** Start Available data **

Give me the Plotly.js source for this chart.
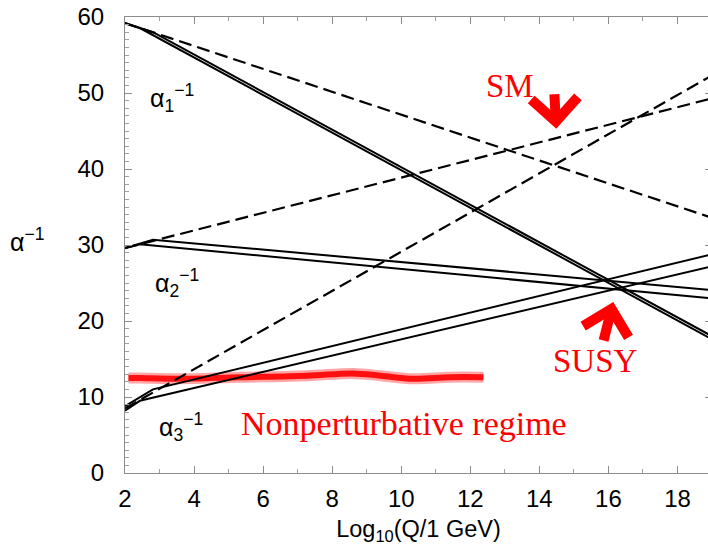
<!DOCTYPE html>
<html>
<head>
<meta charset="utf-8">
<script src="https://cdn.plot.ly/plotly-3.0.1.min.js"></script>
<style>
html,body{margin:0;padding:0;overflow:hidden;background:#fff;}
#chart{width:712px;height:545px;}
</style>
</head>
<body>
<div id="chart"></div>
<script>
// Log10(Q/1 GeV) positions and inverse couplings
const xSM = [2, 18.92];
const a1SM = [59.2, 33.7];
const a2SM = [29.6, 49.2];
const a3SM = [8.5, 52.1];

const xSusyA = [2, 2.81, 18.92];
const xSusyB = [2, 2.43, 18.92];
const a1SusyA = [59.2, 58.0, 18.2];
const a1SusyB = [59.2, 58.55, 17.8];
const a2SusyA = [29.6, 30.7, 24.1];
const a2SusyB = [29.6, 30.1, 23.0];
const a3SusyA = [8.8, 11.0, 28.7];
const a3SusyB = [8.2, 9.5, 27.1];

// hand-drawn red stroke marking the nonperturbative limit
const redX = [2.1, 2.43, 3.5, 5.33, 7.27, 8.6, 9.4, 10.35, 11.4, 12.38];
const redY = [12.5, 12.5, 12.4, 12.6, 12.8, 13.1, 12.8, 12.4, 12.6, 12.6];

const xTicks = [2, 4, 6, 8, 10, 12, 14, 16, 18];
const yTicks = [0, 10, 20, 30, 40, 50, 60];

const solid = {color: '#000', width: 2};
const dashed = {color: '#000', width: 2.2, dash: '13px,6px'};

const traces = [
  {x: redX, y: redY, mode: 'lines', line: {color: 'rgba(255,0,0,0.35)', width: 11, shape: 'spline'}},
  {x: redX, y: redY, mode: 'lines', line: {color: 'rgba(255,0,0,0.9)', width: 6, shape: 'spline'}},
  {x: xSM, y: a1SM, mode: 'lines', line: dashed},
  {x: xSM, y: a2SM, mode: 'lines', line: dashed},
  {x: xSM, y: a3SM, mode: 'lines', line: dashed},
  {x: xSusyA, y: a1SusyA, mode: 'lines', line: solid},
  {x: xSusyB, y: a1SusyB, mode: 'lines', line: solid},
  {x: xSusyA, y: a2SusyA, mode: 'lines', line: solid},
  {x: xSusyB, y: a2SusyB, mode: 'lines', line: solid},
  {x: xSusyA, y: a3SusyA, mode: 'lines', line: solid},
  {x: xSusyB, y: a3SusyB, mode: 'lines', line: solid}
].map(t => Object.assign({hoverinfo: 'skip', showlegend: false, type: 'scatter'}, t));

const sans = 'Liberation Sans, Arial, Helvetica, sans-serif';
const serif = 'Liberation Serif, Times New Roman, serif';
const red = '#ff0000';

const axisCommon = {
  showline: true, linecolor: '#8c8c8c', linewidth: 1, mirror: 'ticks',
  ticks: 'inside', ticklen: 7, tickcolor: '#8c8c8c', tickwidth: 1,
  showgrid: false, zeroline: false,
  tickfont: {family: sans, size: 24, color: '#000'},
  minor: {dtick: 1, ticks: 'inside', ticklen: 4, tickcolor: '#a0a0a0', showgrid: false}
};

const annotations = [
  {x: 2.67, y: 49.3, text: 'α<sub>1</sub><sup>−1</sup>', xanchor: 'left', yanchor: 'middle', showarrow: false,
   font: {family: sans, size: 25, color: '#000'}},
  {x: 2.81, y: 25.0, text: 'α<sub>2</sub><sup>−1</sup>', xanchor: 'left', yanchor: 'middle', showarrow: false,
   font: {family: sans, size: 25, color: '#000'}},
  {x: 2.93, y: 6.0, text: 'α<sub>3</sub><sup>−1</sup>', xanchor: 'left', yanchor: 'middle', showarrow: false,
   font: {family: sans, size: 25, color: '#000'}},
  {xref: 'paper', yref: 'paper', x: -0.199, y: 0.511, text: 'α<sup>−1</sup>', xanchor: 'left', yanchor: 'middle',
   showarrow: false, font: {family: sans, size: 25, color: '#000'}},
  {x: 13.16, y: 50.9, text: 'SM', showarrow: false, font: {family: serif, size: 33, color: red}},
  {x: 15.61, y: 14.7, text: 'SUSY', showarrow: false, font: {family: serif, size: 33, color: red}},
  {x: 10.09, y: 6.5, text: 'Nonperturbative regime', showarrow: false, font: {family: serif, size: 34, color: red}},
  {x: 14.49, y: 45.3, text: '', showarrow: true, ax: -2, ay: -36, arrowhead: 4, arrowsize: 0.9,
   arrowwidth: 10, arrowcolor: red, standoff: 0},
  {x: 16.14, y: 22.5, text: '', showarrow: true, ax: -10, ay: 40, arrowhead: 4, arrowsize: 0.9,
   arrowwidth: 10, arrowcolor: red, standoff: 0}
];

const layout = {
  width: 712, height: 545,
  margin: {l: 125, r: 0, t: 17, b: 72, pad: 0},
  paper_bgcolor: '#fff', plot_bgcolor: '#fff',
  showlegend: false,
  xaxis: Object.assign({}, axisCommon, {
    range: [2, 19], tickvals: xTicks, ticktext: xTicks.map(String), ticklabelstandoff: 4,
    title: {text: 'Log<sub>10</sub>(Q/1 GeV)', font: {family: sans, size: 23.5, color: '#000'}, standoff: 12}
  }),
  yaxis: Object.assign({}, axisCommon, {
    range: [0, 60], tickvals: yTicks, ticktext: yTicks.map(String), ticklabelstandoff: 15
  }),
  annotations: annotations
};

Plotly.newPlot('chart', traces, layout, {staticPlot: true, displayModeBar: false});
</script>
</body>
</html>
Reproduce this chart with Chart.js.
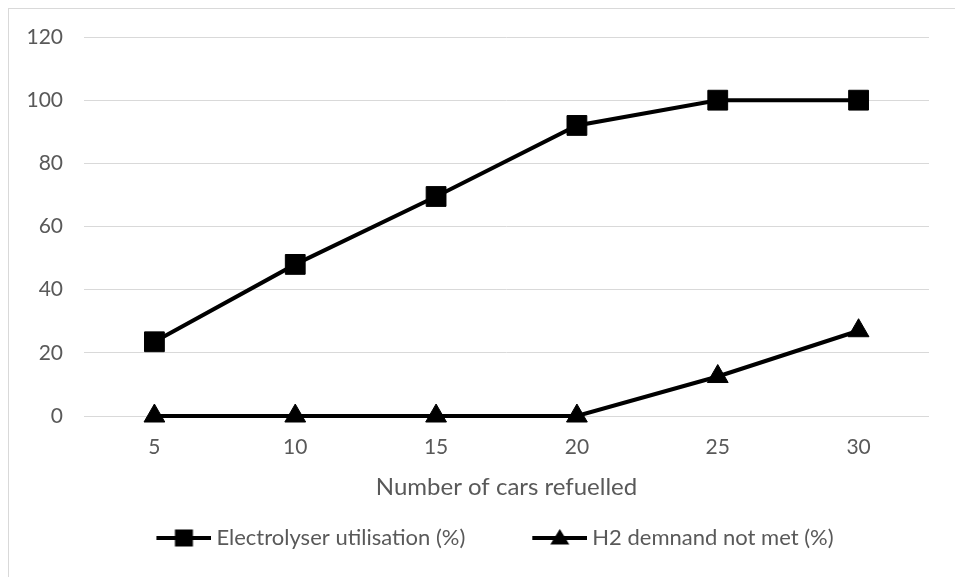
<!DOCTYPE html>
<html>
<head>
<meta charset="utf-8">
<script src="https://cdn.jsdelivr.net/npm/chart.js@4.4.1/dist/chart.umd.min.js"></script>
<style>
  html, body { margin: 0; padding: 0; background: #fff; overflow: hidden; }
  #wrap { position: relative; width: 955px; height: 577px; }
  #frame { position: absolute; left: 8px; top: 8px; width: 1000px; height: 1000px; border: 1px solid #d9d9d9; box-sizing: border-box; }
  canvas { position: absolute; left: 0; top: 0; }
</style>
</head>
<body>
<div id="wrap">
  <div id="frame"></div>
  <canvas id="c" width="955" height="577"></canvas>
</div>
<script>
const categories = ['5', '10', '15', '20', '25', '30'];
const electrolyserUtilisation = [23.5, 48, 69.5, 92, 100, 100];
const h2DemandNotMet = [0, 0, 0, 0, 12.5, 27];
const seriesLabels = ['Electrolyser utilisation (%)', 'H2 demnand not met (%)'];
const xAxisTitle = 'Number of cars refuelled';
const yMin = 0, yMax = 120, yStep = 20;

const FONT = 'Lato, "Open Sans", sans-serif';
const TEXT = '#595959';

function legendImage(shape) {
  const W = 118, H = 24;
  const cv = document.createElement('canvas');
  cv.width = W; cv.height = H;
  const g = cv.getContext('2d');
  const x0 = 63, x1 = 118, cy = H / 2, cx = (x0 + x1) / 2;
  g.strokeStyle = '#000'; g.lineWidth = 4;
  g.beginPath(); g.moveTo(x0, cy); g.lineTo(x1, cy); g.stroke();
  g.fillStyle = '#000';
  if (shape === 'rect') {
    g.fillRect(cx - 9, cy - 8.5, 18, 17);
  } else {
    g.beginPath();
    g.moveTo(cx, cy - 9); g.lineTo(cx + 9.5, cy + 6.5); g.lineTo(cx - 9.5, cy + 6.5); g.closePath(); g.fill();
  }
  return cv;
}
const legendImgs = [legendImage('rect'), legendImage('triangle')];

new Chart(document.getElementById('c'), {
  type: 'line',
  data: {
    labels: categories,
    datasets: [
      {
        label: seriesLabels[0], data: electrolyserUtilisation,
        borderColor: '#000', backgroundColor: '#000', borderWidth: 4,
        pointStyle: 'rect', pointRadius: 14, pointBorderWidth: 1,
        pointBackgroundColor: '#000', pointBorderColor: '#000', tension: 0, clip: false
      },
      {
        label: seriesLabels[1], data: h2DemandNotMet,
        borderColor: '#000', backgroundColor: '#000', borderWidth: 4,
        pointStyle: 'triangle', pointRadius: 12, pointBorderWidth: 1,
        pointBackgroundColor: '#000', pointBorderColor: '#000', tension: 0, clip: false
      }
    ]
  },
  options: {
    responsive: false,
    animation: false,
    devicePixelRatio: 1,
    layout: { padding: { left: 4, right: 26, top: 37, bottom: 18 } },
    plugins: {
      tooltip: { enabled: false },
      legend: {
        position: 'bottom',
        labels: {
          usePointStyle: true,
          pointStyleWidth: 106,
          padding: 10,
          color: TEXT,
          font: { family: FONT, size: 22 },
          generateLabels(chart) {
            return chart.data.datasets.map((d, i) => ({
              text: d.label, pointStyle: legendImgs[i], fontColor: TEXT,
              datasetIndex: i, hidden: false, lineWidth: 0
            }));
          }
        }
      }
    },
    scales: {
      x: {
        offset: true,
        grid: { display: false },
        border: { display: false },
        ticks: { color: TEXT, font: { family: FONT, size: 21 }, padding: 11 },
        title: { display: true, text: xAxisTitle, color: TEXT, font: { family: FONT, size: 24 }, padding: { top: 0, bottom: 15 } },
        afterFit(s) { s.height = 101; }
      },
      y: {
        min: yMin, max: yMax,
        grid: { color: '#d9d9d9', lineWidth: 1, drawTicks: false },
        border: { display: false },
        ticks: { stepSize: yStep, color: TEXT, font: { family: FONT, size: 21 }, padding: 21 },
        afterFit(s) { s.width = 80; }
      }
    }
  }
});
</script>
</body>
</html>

** End Available data **

■ **Written problem**
Only the stretch from the line with "Reproduce this chart with Chart.js." through the line with "const TEXT = '#595959';" should be copied, exactly and with both ends. Drop the pictures.

■ **Correct output**
Reproduce this chart with Chart.js.
<!DOCTYPE html>
<html>
<head>
<meta charset="utf-8">
<script src="https://cdn.jsdelivr.net/npm/chart.js@4.4.1/dist/chart.umd.min.js"></script>
<style>
  html, body { margin: 0; padding: 0; background: #fff; overflow: hidden; }
  #wrap { position: relative; width: 955px; height: 577px; }
  #frame { position: absolute; left: 8px; top: 8px; width: 1000px; height: 1000px; border: 1px solid #d9d9d9; box-sizing: border-box; }
  canvas { position: absolute; left: 0; top: 0; }
</style>
</head>
<body>
<div id="wrap">
  <div id="frame"></div>
  <canvas id="c" width="955" height="577"></canvas>
</div>
<script>
const categories = ['5', '10', '15', '20', '25', '30'];
const electrolyserUtilisation = [23.5, 48, 69.5, 92, 100, 100];
const h2DemandNotMet = [0, 0, 0, 0, 12.5, 27];
const seriesLabels = ['Electrolyser utilisation (%)', 'H2 demnand not met (%)'];
const xAxisTitle = 'Number of cars refuelled';
const yMin = 0, yMax = 120, yStep = 20;

const FONT = 'Lato, "Open Sans", sans-serif';
const TEXT = '#595959';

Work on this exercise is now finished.